[Plotting code records]
───

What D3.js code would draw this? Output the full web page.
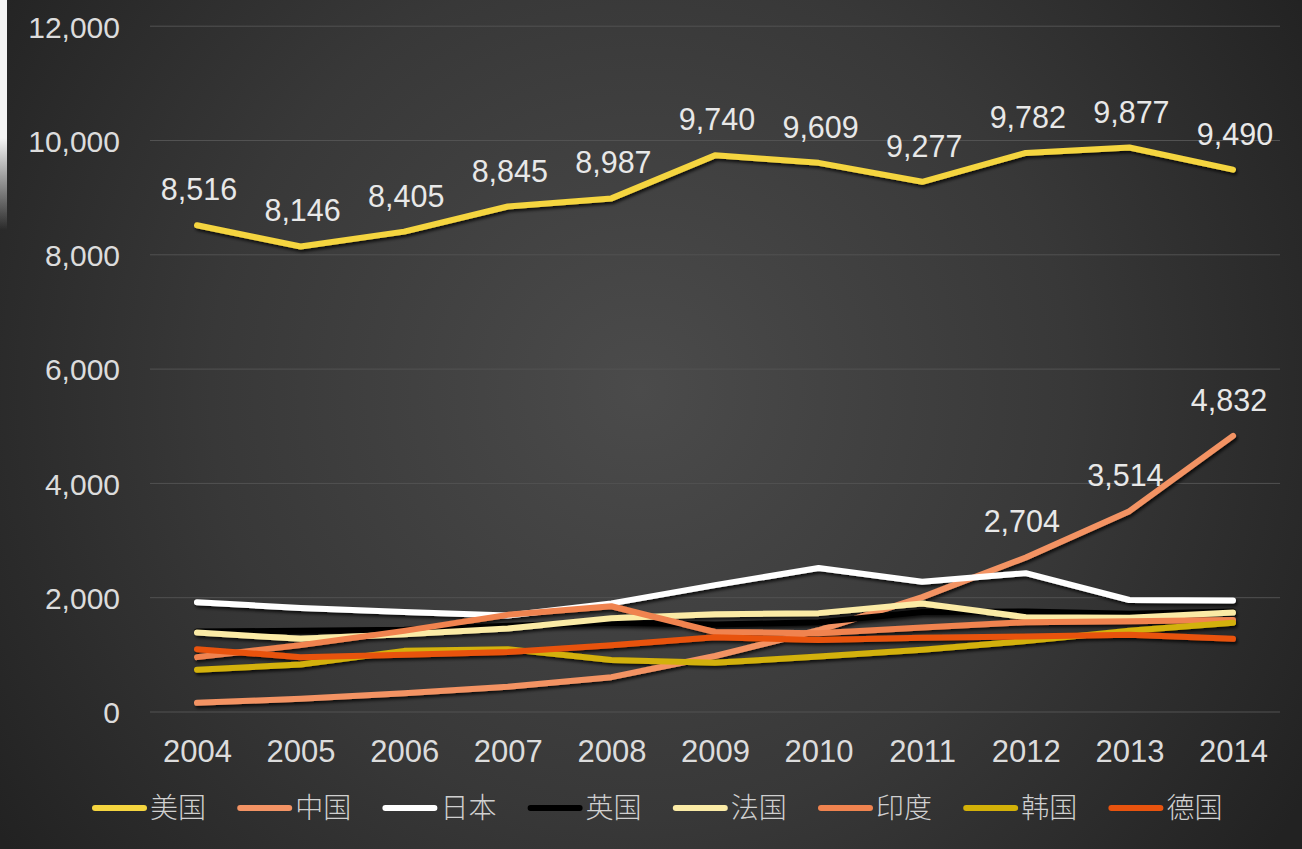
<!DOCTYPE html>
<html><head><meta charset="utf-8">
<script src="https://cdn.jsdelivr.net/npm/d3@7/dist/d3.min.js"></script>
<style>
html,body{margin:0;padding:0;background:#2a2a2a;overflow:hidden;}
svg{display:block;}
</style></head>
<body>
<script>
const years = [2004,2005,2006,2007,2008,2009,2010,2011,2012,2013,2014];
const seriesNames = ["美国","中国","日本","英国","法国","印度","韩国","德国"];
const seriesColors = ["#F5D53F","#F39364","#FFFFFF","#000000","#FBEBA6","#F0834F","#D3B108","#E8530E"];
const usa     = [8516,8146,8405,8845,8987,9740,9609,9277,9782,9877,9490];
const china   = [160,230,330,440,610,980,1430,2010,2704,3514,4832];
const japan   = [1920,1820,1750,1690,1900,2220,2520,2280,2430,1960,1950];
const uk      = [1410,1420,1440,1510,1560,1530,1570,1750,1760,1720,1760];
const france  = [1390,1280,1360,1460,1640,1710,1730,1900,1660,1650,1740];
const india   = [960,1170,1420,1700,1850,1400,1380,1480,1570,1590,1610];
const germany = [1100,960,1000,1050,1170,1310,1260,1300,1320,1350,1280];
const korea   = [740,830,1070,1100,910,860,970,1090,1240,1420,1560];
const seriesValues = [usa,china,japan,uk,france,india,korea,germany];
const yTicks = [0,2000,4000,6000,8000,10000,12000];
const labelledSeries = {"美国":[0,1,2,3,4,5,6,7,8,9,10],"中国":[8,9,10]};

const W=1302,H=849;
const svg=d3.select("body").append("svg").attr("width",W).attr("height",H);
const defs=svg.append("defs");
const rg=defs.append("radialGradient").attr("id","bg").attr("gradientUnits","userSpaceOnUse")
  .attr("cx",640).attr("cy",390).attr("r",780);
rg.append("stop").attr("offset","0%").attr("stop-color","#4b4b4b");
rg.append("stop").attr("offset","55%").attr("stop-color","#383838");
rg.append("stop").attr("offset","100%").attr("stop-color","#222222");
const sh=defs.append("filter").attr("id","shadow").attr("x","-5%").attr("y","-20%").attr("width","110%").attr("height","140%");
sh.append("feDropShadow").attr("dx",1.5).attr("dy",2.5).attr("stdDeviation",1.8).attr("flood-color","#000").attr("flood-opacity",0.75);
const lg=defs.append("linearGradient").attr("id","strip").attr("x1",0).attr("y1",0).attr("x2",0).attr("y2",1);
lg.append("stop").attr("offset","0%").attr("stop-color","#f4f4f4");
lg.append("stop").attr("offset","60%").attr("stop-color","#f4f4f4");
lg.append("stop").attr("offset","100%").attr("stop-color","#f4f4f4").attr("stop-opacity",0);

svg.append("rect").attr("width",W).attr("height",H).attr("fill","url(#bg)");
svg.append("rect").attr("x",0).attr("y",0).attr("width",7).attr("height",230).attr("fill","url(#strip)");

const x=d3.scalePoint().domain(years).range([197,1233]);
const y=d3.scaleLinear().domain([0,12000]).range([712,26.2]);

// gridlines
svg.append("g").selectAll("line").data(yTicks).join("line")
  .attr("x1",150).attr("x2",1280).attr("y1",d=>y(d)).attr("y2",d=>y(d))
  .attr("stroke","#525252").attr("stroke-width",1);

// y axis labels
const yAxis=d3.axisLeft(y).tickValues(yTicks).tickFormat(d3.format(",")).tickSize(0).tickPadding(0);
const ya=svg.append("g").attr("transform","translate(120,0)").call(yAxis);
ya.select(".domain").remove();
ya.selectAll("text").attr("fill","#dcdcdc").attr("font-family","'Liberation Sans',Arial,sans-serif")
  .attr("font-size",30).attr("dy","0.36em");

// x axis labels
const xAxis=d3.axisBottom(x).tickSize(0).tickPadding(0);
const xa=svg.append("g").attr("transform","translate(0,762)").call(xAxis);
xa.select(".domain").remove();
xa.selectAll("text").attr("fill","#dcdcdc").attr("font-family","'Liberation Sans',Arial,sans-serif")
  .attr("font-size",31).attr("dy",0).attr("y",0);

// lines
const line=d3.line().x((d,i)=>x(years[i])).y(d=>y(d));
const lg2=svg.append("g").attr("filter","url(#shadow)");
seriesValues.forEach((vals,k)=>{
  lg2.append("path").datum(vals).attr("d",line).attr("fill","none")
    .attr("stroke",seriesColors[k]).attr("stroke-width",6)
    .attr("stroke-linejoin","round").attr("stroke-linecap","round");
});

// data labels
Object.entries(labelledSeries).forEach(([name,idx])=>{
  const k=seriesNames.indexOf(name);
  svg.append("g").selectAll("text").data(idx).join("text")
    .attr("x",i=>x(years[i])+ (name==="中国"?-4:2)).attr("y",i=>y(seriesValues[k][i])-25)
    .attr("text-anchor","middle").attr("fill","#e8e8e8")
    .attr("font-family","'Liberation Sans',Arial,sans-serif").attr("font-size",30.5)
    .text(i=>d3.format(",")(seriesValues[k][i]));
});

// legend
const leg=svg.append("g");
seriesNames.forEach((n,k)=>{
  const x0=92+k*145.2;
  leg.append("line").attr("x1",x0+3).attr("x2",x0+52).attr("y1",808).attr("y2",808)
    .attr("stroke",seriesColors[k]).attr("stroke-width",6).attr("stroke-linecap","round");
  leg.append("text").attr("x",x0+58).attr("y",818).attr("fill","#d0d0d0")
    .attr("font-family","'Noto Sans CJK SC',sans-serif").attr("font-weight",300).attr("font-size",28)
    .text(n);
});
</script>
</body></html>
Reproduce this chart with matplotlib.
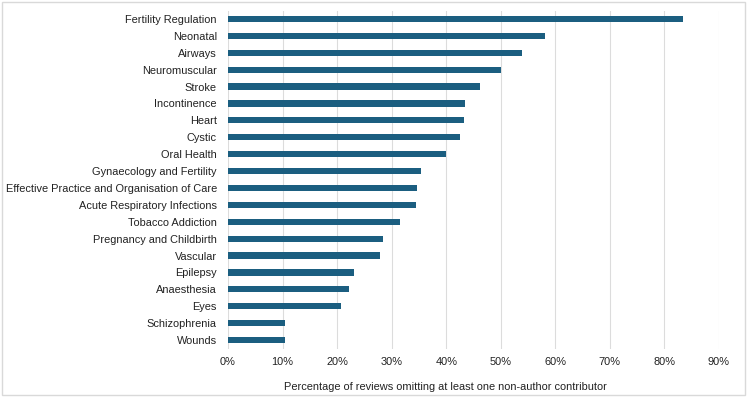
import matplotlib.pyplot as plt
from matplotlib.patches import Rectangle
from matplotlib.ticker import PercentFormatter

plt.rcParams['font.family'] = ['Liberation Sans', 'DejaVu Sans']

groups = ['Fertility Regulation', 'Neonatal', 'Airways', 'Neuromuscular', 'Stroke',
          'Incontinence', 'Heart', 'Cystic', 'Oral Health', 'Gynaecology and Fertility',
          'Effective Practice and Organisation of Care', 'Acute Respiratory Infections',
          'Tobacco Addiction', 'Pregnancy and Childbirth', 'Vascular', 'Epilepsy',
          'Anaesthesia', 'Eyes', 'Schizophrenia', 'Wounds']
pct = [83.4, 58.1, 53.9, 50.0, 46.2, 43.5, 43.2, 42.5, 40.0, 35.3,
       34.6, 34.5, 31.6, 28.4, 27.8, 23.1, 22.2, 20.8, 10.5, 10.5]

fig = plt.figure(figsize=(7.47, 3.97), dpi=100)
W, H = 747, 397
ax = fig.add_axes([228 / W, 1 - 348.5 / H, (719 - 228) / W, (348.5 - 10.5) / H])

fs = 7.9
ypos = list(range(len(groups)))
ax.barh(ypos, pct, height=0.37, color='#1b5e80', zorder=3)
ax.set_yticks(ypos)
ax.set_yticklabels(groups, fontsize=fs, color='#222222')
ax.set_ylim(len(groups) - 0.5, -0.5)
ax.set_xlim(0, 90)
ax.set_xticks(range(0, 91, 10))
ax.xaxis.set_major_formatter(PercentFormatter(decimals=0))
ax.tick_params(axis='x', labelsize=fs, colors='#222222', length=0, pad=6)
ax.tick_params(axis='y', length=0, pad=8)
ax.grid(axis='x', color='#dcdcdc', linewidth=0.8, zorder=0)
for s in ax.spines.values():
    s.set_visible(False)
ax.set_xlabel('Percentage of reviews omitting at least one non-author contributor',
              fontsize=fs, color='#222222')
ax.xaxis.set_label_coords(0.442, -0.098)

fig.patches.append(Rectangle((2 / W, 2 / H), 743 / W, 393 / H, transform=fig.transFigure,
                             fill=False, edgecolor='#d9d9d9', linewidth=1))

fig.savefig('out.png', dpi=100)
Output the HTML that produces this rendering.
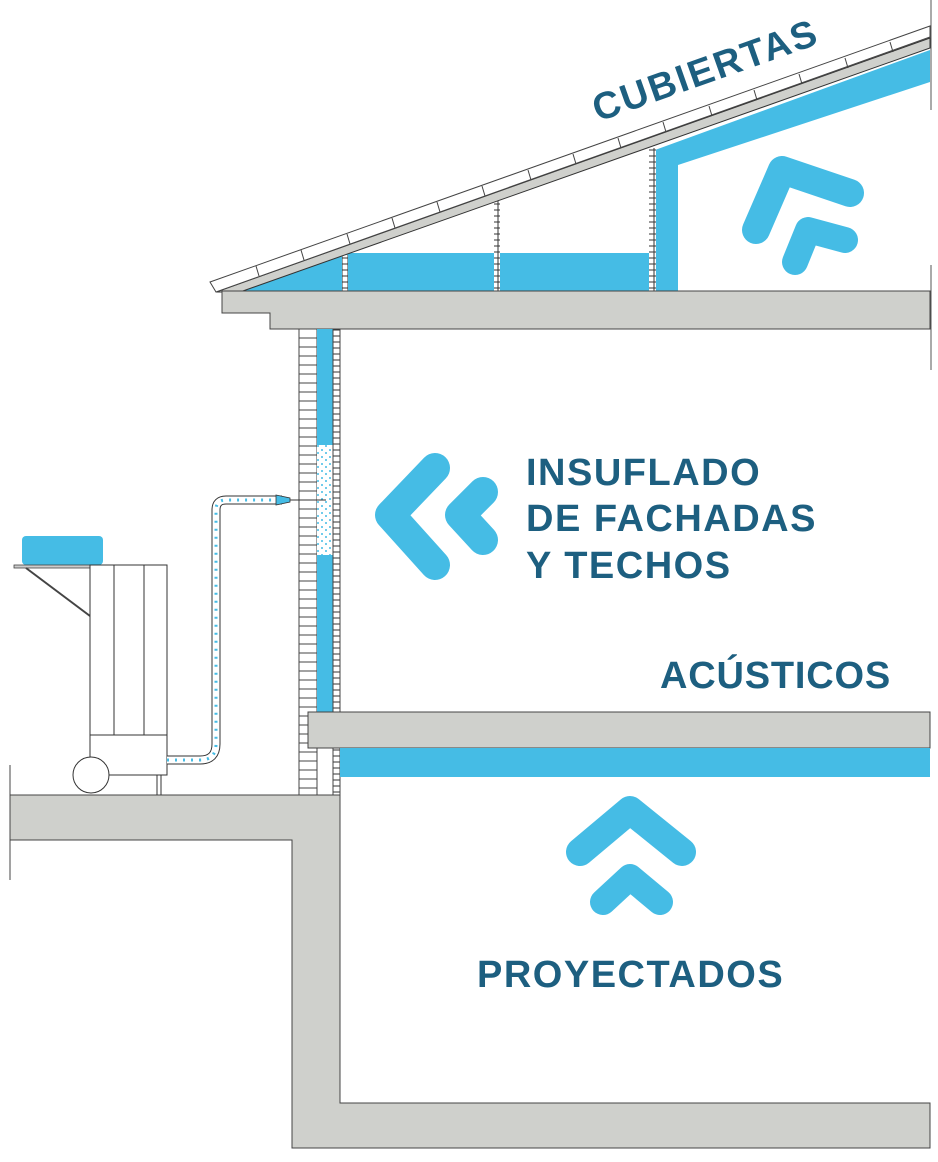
<!DOCTYPE html>
<html><head><meta charset="utf-8"><style>
html,body{margin:0;padding:0;background:#fff;}
svg{display:block;}
text{font-family:"Liberation Sans",sans-serif;font-weight:bold;fill:#1d5f80;}
</style></head><body>
<svg width="938" height="1162" viewBox="0 0 938 1162" xmlns="http://www.w3.org/2000/svg">
<defs>
<pattern id="brick" x="299" y="329" width="18" height="9" patternUnits="userSpaceOnUse"><rect width="18" height="9" fill="#fff" stroke="#444" stroke-width="1"/></pattern>
<pattern id="leaf" x="333" width="7" height="6" patternUnits="userSpaceOnUse"><rect width="7" height="6" fill="#fff" stroke="#333" stroke-width="1"/></pattern>
<pattern id="stud" width="6" height="6" patternUnits="userSpaceOnUse"><rect width="6" height="6" fill="#fff" stroke="#333" stroke-width="1"/></pattern>
<pattern id="dots" width="8" height="7" patternUnits="userSpaceOnUse"><circle cx="2" cy="2" r="1" fill="#45bce5"/><circle cx="6" cy="5" r="1" fill="#45bce5"/></pattern>
</defs>
<!-- roof insulation -->
<polygon points="240,291 345,253 345,291" fill="#45bce5"/>
<rect x="345" y="253" width="305" height="38" fill="#45bce5"/>
<polygon points="655,150 930,50 930,82 678,165 678,291 655,291" fill="#45bce5"/>
<!-- studs -->
<rect x="342" y="255" width="6" height="36" fill="url(#stud)"/>
<rect x="494" y="200" width="6" height="91" fill="url(#stud)"/>
<rect x="649" y="148" width="7" height="143" fill="url(#stud)"/>
<!-- rafter -->
<polygon points="216,292 930,38 930,48 240,292" fill="#cfd0cc" stroke="#333" stroke-width="1"/>
<!-- tiles -->
<polygon points="210,282 930,26 930,37 216,292" fill="#fff" stroke="#444" stroke-width="1"/>
<g stroke="#444" stroke-width="1">
<line x1="256" y1="266" x2="259" y2="276"/><line x1="301" y1="250" x2="304" y2="260"/><line x1="347" y1="234" x2="350" y2="244"/><line x1="392" y1="218" x2="395" y2="228"/><line x1="437" y1="202" x2="440" y2="212"/><line x1="482" y1="186" x2="485" y2="196"/><line x1="528" y1="170" x2="531" y2="180"/><line x1="573" y1="154" x2="576" y2="164"/><line x1="618" y1="138" x2="621" y2="148"/><line x1="663" y1="122" x2="666" y2="132"/><line x1="709" y1="106" x2="712" y2="116"/><line x1="754" y1="90" x2="757" y2="100"/><line x1="799" y1="74" x2="802" y2="84"/><line x1="845" y1="58" x2="848" y2="68"/><line x1="890" y1="42" x2="893" y2="52"/>
</g>
<line x1="931" y1="0" x2="931" y2="110" stroke="#555"/>
<line x1="931" y1="265" x2="931" y2="370" stroke="#555"/>
<!-- top slab -->
<path d="M222,291 H930 V329 H270 V313 H222 Z" fill="#cfd0cc" stroke="#444" stroke-width="1"/>
<!-- wall -->
<rect x="299" y="329" width="18" height="466" fill="url(#brick)" stroke="#444"/>
<rect x="317" y="329" width="16" height="383" fill="#45bce5"/>
<rect x="317" y="445" width="16" height="110" fill="#fff"/>
<rect x="317" y="445" width="16" height="110" fill="url(#dots)"/>
<rect x="333" y="329" width="7" height="466" fill="url(#leaf)" stroke="#444"/>
<!-- nozzle -->
<line x1="290" y1="500" x2="326" y2="500" stroke="#333"/>
<!-- middle slab -->
<rect x="308" y="712" width="622" height="36" fill="#cfd0cc" stroke="#444"/>
<rect x="340" y="748" width="590" height="29" fill="#45bce5"/>
<!-- ground -->
<path d="M10,795 H340 V1103 H930 V1148 H292 V840 H10 Z" fill="#cfd0cc" stroke="#444"/>
<line x1="10" y1="765" x2="10" y2="880" stroke="#444"/>
<!-- machine -->
<rect x="22" y="536" width="81" height="29" rx="4" fill="#45bce5"/>
<rect x="14" y="565" width="80" height="3" fill="#ccc" stroke="#444" stroke-width="0.8"/>
<line x1="26" y1="568" x2="90" y2="616" stroke="#444" stroke-width="2"/>
<rect x="90" y="565" width="77" height="170" fill="#fff" stroke="#333"/>
<line x1="114" y1="565" x2="114" y2="735" stroke="#333"/>
<line x1="144" y1="565" x2="144" y2="735" stroke="#333"/>
<rect x="90" y="735" width="77" height="40" fill="#fff" stroke="#333"/>
<circle cx="91" cy="775" r="18" fill="#fff" stroke="#333"/>
<line x1="157" y1="775" x2="157" y2="795" stroke="#333"/><line x1="161" y1="775" x2="161" y2="795" stroke="#333"/>
<path d="M167,760 H200 Q216,760 216,744 V510 Q216,500 226,500 H282" fill="none" stroke="#333" stroke-width="9"/>
<path d="M167,760 H200 Q216,760 216,744 V510 Q216,500 226,500 H282" fill="none" stroke="#fff" stroke-width="7"/>
<path d="M167,760 H200 Q216,760 216,744 V510 Q216,500 226,500 H282" fill="none" stroke="#45bce5" stroke-width="3" stroke-dasharray="2 6"/>
<polygon points="276,495 290,498 290,502 276,505" fill="#45bce5" stroke="#333" stroke-width="0.8"/>
<!-- chevrons -->
<g fill="none" stroke="#45bce5" stroke-linecap="round" stroke-linejoin="round">
<polyline points="435,468 390,515 435,565" stroke-width="30"/>
<polyline points="483,492 460,515 483,540" stroke-width="30"/>
<polyline points="580,852 630,810 682,852" stroke-width="28"/>
<polyline points="603,902 630,877 660,902" stroke-width="26"/>
<polyline points="756,230 782,170 850,193" stroke-width="28"/>
<polyline points="795,262 808,230 845,240" stroke-width="26"/>
</g>
<!-- text -->
<text x="598" y="122" font-size="38" letter-spacing="2" transform="rotate(-19.5 598 122)">CUBIERTAS</text>
<text x="526" y="485" font-size="38" letter-spacing="1.5">INSUFLADO</text>
<text x="526" y="531" font-size="38" letter-spacing="1.5">DE FACHADAS</text>
<text x="526" y="578" font-size="38" letter-spacing="1.5">Y TECHOS</text>
<text x="660" y="688" font-size="38" letter-spacing="0.8">ACÚSTICOS</text>
<text x="477" y="987" font-size="38" letter-spacing="1.5">PROYECTADOS</text>
</svg>
</body></html>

───

__WHAT YOU HAVE TO DO__
Transcribe exactly the lines between the one containing "Reproduce this chart with matplotlib." and the one containing "plt.rcParams['font.family'] = ['Liberation", counting both ends. Pictures are not copied.

__FINISHED TASK__
Reproduce this chart with matplotlib.
import matplotlib.pyplot as plt
from matplotlib.patches import Rectangle
from matplotlib.ticker import PercentFormatter

plt.rcParams['font.family'] = ['Liberation Sans', 'DejaVu Sans']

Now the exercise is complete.